Data extract:
++++

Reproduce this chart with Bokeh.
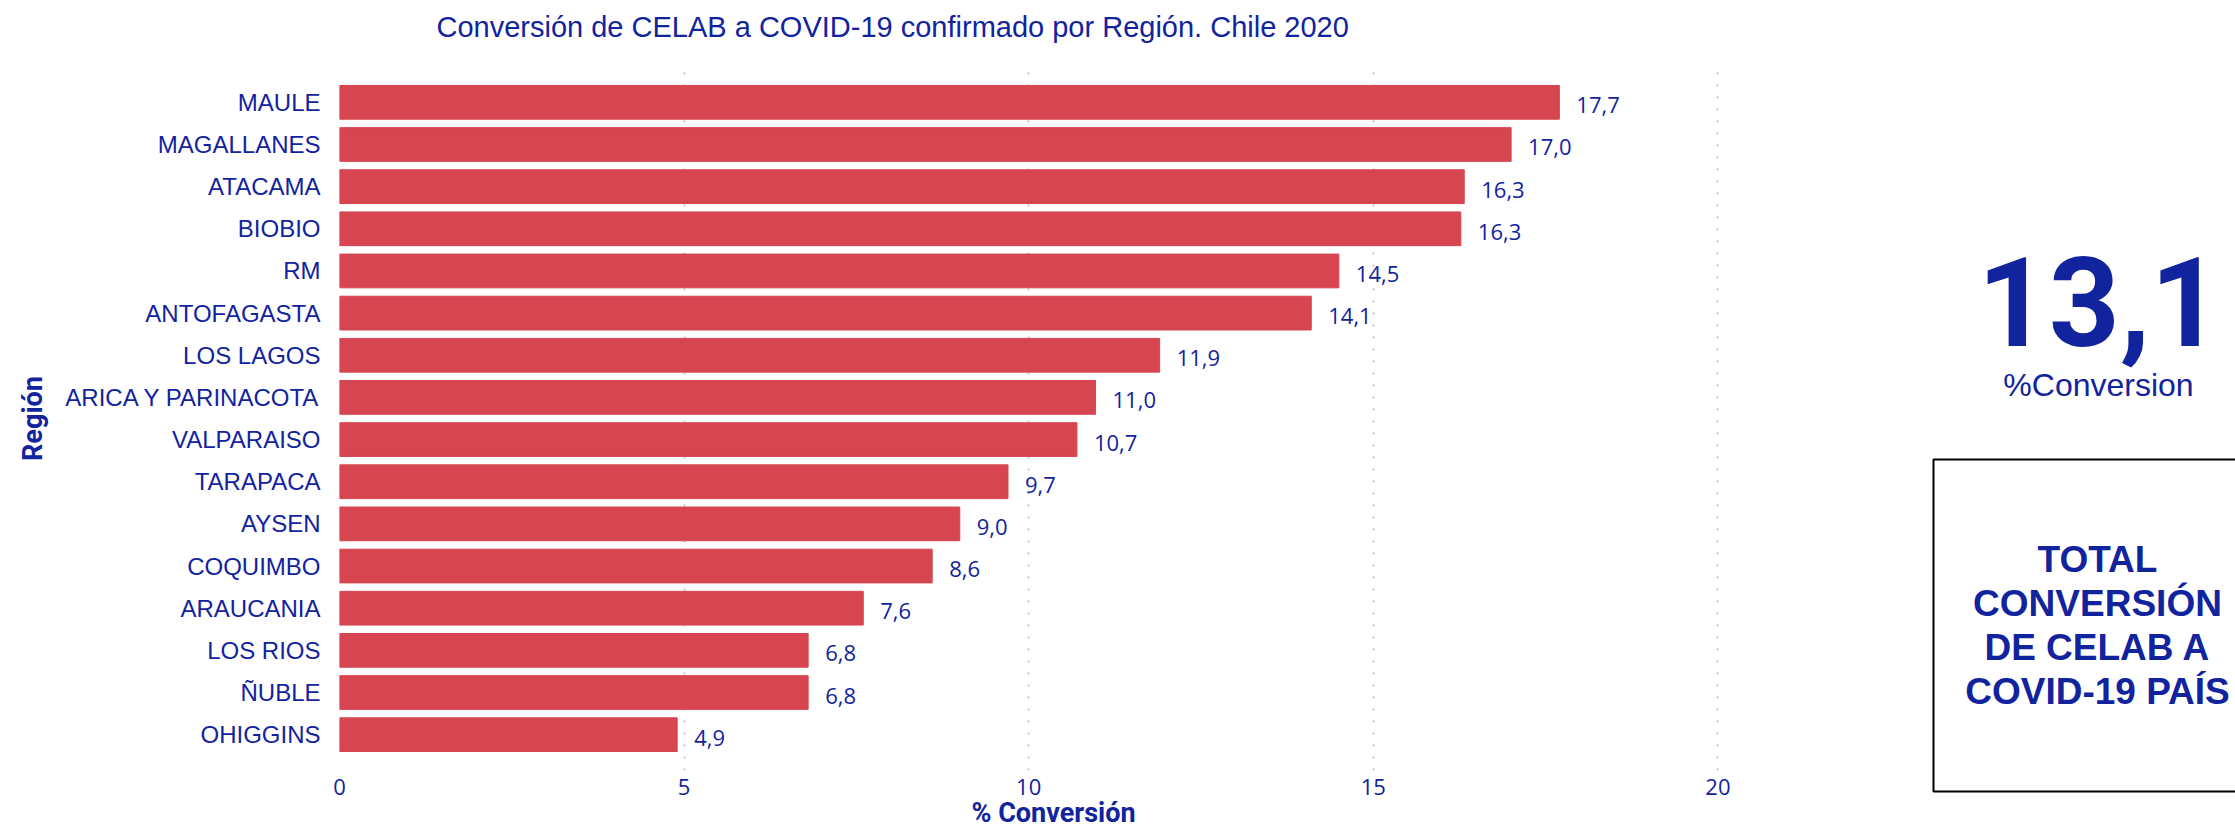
from bokeh.plotting import figure
from bokeh.models import FactorRange, Range1d, FixedTicker, ColumnDataSource
from bokeh.embed import file_html
from bokeh.resources import INLINE
from bokeh.core.properties import value

# ---------------- data ----------------
regions = ["MAULE", "MAGALLANES", "ATACAMA", "BIOBIO", "RM", "ANTOFAGASTA",
           "LOS LAGOS", "ARICA Y PARINACOTA", "VALPARAISO", "TARAPACA", "AYSEN",
           "COQUIMBO", "ARAUCANIA", "LOS RIOS", "ÑUBLE", "OHIGGINS"]
conversion = [17.7, 17.0, 16.32, 16.27, 14.5, 14.1, 11.9, 10.97, 10.7, 9.7,
              9.0, 8.6, 7.6, 6.8, 6.8, 4.9]
x_ticks = [0, 5, 10, 15, 20]
total_conversion = 13.1
title_text = "Conversión de CELAB a COVID-19 confirmado por Región. Chile 2020"
x_title = "% Conversión"
y_title = "Región"
card_label = "%Conversion"
box_lines = ["TOTAL", "CONVERSIÓN", "DE CELAB A", "COVID-19 PAÍS"]

BLUE = "#12239E"
RED = "#D64550"
GRID = "#C8C8C8"


def fmt(v):
    return f"{v:.1f}".replace(".", ",")


src = ColumnDataSource(dict(region=regions, conv=conversion,
                            label=[fmt(v) for v in conversion]))

W, H = 2235, 832
W1 = 1900
FRAME_W = 1428
p = figure(width=W1, height=H, title=None,
           y_range=FactorRange(factors=regions[::-1], range_padding=0.35,
                               range_padding_units="absolute"),
           x_range=Range1d(0, 20.72),
           output_backend="svg", toolbar_location=None,
           min_border_left=339, min_border_right=W1 - 339 - FRAME_W,
           min_border_top=66, min_border_bottom=62)

p.hbar(y="region", left=0, right="conv", height=0.8, color=RED, source=src)
p.text(x="conv", y="region", text="label", source=src,
       x_offset=17, y_offset=3, text_align="left", text_baseline="middle",
       text_font=value("Open Sans"), text_font_size="22px", text_color=BLUE)

p.outline_line_color = None
p.ygrid.grid_line_color = None
p.xgrid.grid_line_color = GRID
p.xgrid.grid_line_width = 2
p.xgrid.grid_line_dash = "2 10"

p.xaxis.ticker = FixedTicker(ticks=x_ticks)
p.xaxis.axis_line_color = None
p.xaxis.major_tick_line_color = None
p.xaxis.major_tick_out = 0
p.xaxis.major_tick_in = 0
p.xaxis.minor_tick_line_color = None
p.xaxis.major_label_standoff = 8
p.xaxis.major_label_text_font = "Open Sans"
p.xaxis.major_label_text_font_size = "22px"
p.xaxis.major_label_text_color = BLUE

p.yaxis.axis_line_color = None
p.yaxis.major_tick_line_color = None
p.yaxis.major_tick_out = 0
p.yaxis.major_tick_in = 0
p.yaxis.minor_tick_line_color = None
p.yaxis.major_label_standoff = 19
p.yaxis.major_label_text_font = "Liberation Sans"
p.yaxis.major_label_text_font_size = "24px"
p.yaxis.major_label_text_color = BLUE
p.yaxis.axis_label = y_title
p.yaxis.axis_label_standoff = 13
p.yaxis.axis_label_text_font = "Roboto"
p.yaxis.axis_label_text_font_size = "27px"
p.yaxis.axis_label_text_font_style = "bold"
p.yaxis.axis_label_text_color = BLUE

# ---------------- transparent overlay: titles and KPI card (page pixel coordinates) ----------------
p2 = figure(width=W, height=H, title=None,
            x_range=Range1d(0, W), y_range=Range1d(H, 0),
            x_axis_type=None, y_axis_type=None,
            output_backend="svg", toolbar_location=None, min_border=0)
p2.grid.visible = False
p2.outline_line_color = None
p2.background_fill_color = None
p2.border_fill_color = None
p2.styles = {"position": "absolute", "left": "0px", "top": "0px"}

p2.text(x=[436], y=[26], text=[title_text], text_align="left",
        text_baseline="middle", text_font=value("Liberation Sans"),
        text_font_size="29px", text_color=BLUE)
p2.text(x=[1053], y=[812], text=[x_title], text_align="center",
        text_baseline="middle", text_font=value("Roboto"),
        text_font_style="bold", text_font_size="27px", text_color=BLUE)

p2.text(x=[2099], y=[301], text=[fmt(total_conversion)], text_align="center",
        text_baseline="middle", text_font=value("Roboto"),
        text_font_style="bold", text_font_size="124px", text_color=BLUE)
p2.text(x=[2098], y=[384], text=[card_label], text_align="center",
        text_baseline="middle", text_font=value("Liberation Sans"),
        text_font_size="32px", text_color=BLUE)
p2.quad(left=[1933], right=[2250], top=[459], bottom=[791], fill_color=None,
        line_color="black", line_width=2)
p2.text(x=[2097] * 4, y=[559 + 44 * i for i in range(4)], text=box_lines,
        text_align="center", text_baseline="middle",
        text_font=value("Liberation Sans"), text_font_style="bold",
        text_font_size="37px", text_color=BLUE)

open("out.html", "w").write(file_html([p, p2], INLINE))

++++

Required work: Give the data again exactly as written, with all pictures left out.

Right answer:
Reproduce this chart with Bokeh.
from bokeh.plotting import figure
from bokeh.models import FactorRange, Range1d, FixedTicker, ColumnDataSource
from bokeh.embed import file_html
from bokeh.resources import INLINE
from bokeh.core.properties import value

# ---------------- data ----------------
regions = ["MAULE", "MAGALLANES", "ATACAMA", "BIOBIO", "RM", "ANTOFAGASTA",
           "LOS LAGOS", "ARICA Y PARINACOTA", "VALPARAISO", "TARAPACA", "AYSEN",
           "COQUIMBO", "ARAUCANIA", "LOS RIOS", "ÑUBLE", "OHIGGINS"]
conversion = [17.7, 17.0, 16.32, 16.27, 14.5, 14.1, 11.9, 10.97, 10.7, 9.7,
              9.0, 8.6, 7.6, 6.8, 6.8, 4.9]
x_ticks = [0, 5, 10, 15, 20]
total_conversion = 13.1
title_text = "Conversión de CELAB a COVID-19 confirmado por Región. Chile 2020"
x_title = "% Conversión"
y_title = "Región"
card_label = "%Conversion"
box_lines = ["TOTAL", "CONVERSIÓN", "DE CELAB A", "COVID-19 PAÍS"]

BLUE = "#12239E"
RED = "#D64550"
GRID = "#C8C8C8"


def fmt(v):
    return f"{v:.1f}".replace(".", ",")


src = ColumnDataSource(dict(region=regions, conv=conversion,
                            label=[fmt(v) for v in conversion]))

W, H = 2235, 832
W1 = 1900
FRAME_W = 1428
p = figure(width=W1, height=H, title=None,
           y_range=FactorRange(factors=regions[::-1], range_padding=0.35,
                               range_padding_units="absolute"),
           x_range=Range1d(0, 20.72),
           output_backend="svg", toolbar_location=None,
           min_border_left=339, min_border_right=W1 - 339 - FRAME_W,
           min_border_top=66, min_border_bottom=62)

p.hbar(y="region", left=0, right="conv", height=0.8, color=RED, source=src)
p.text(x="conv", y="region", text="label", source=src,
       x_offset=17, y_offset=3, text_align="left", text_baseline="middle",
       text_font=value("Open Sans"), text_font_size="22px", text_color=BLUE)

p.outline_line_color = None
p.ygrid.grid_line_color = None
p.xgrid.grid_line_color = GRID
p.xgrid.grid_line_width = 2
p.xgrid.grid_line_dash = "2 10"

p.xaxis.ticker = FixedTicker(ticks=x_ticks)
p.xaxis.axis_line_color = None
p.xaxis.major_tick_line_color = None
p.xaxis.major_tick_out = 0
p.xaxis.major_tick_in = 0
p.xaxis.minor_tick_line_color = None
p.xaxis.major_label_standoff = 8
p.xaxis.major_label_text_font = "Open Sans"
p.xaxis.major_label_text_font_size = "22px"
p.xaxis.major_label_text_color = BLUE

p.yaxis.axis_line_color = None
p.yaxis.major_tick_line_color = None
p.yaxis.major_tick_out = 0
p.yaxis.major_tick_in = 0
p.yaxis.minor_tick_line_color = None
p.yaxis.major_label_standoff = 19
p.yaxis.major_label_text_font = "Liberation Sans"
p.yaxis.major_label_text_font_size = "24px"
p.yaxis.major_label_text_color = BLUE
p.yaxis.axis_label = y_title
p.yaxis.axis_label_standoff = 13
p.yaxis.axis_label_text_font = "Roboto"
p.yaxis.axis_label_text_font_size = "27px"
p.yaxis.axis_label_text_font_style = "bold"
p.yaxis.axis_label_text_color = BLUE

# ---------------- transparent overlay: titles and KPI card (page pixel coordinates) ----------------
p2 = figure(width=W, height=H, title=None,
            x_range=Range1d(0, W), y_range=Range1d(H, 0),
            x_axis_type=None, y_axis_type=None,
            output_backend="svg", toolbar_location=None, min_border=0)
p2.grid.visible = False
p2.outline_line_color = None
p2.background_fill_color = None
p2.border_fill_color = None
p2.styles = {"position": "absolute", "left": "0px", "top": "0px"}

p2.text(x=[436], y=[26], text=[title_text], text_align="left",
        text_baseline="middle", text_font=value("Liberation Sans"),
        text_font_size="29px", text_color=BLUE)
p2.text(x=[1053], y=[812], text=[x_title], text_align="center",
        text_baseline="middle", text_font=value("Roboto"),
        text_font_style="bold", text_font_size="27px", text_color=BLUE)

p2.text(x=[2099], y=[301], text=[fmt(total_conversion)], text_align="center",
        text_baseline="middle", text_font=value("Roboto"),
        text_font_style="bold", text_font_size="124px", text_color=BLUE)
p2.text(x=[2098], y=[384], text=[card_label], text_align="center",
        text_baseline="middle", text_font=value("Liberation Sans"),
        text_font_size="32px", text_color=BLUE)
p2.quad(left=[1933], right=[2250], top=[459], bottom=[791], fill_color=None,
        line_color="black", line_width=2)
p2.text(x=[2097] * 4, y=[559 + 44 * i for i in range(4)], text=box_lines,
        text_align="center", text_baseline="middle",
        text_font=value("Liberation Sans"), text_font_style="bold",
        text_font_size="37px", text_color=BLUE)

open("out.html", "w").write(file_html([p, p2], INLINE))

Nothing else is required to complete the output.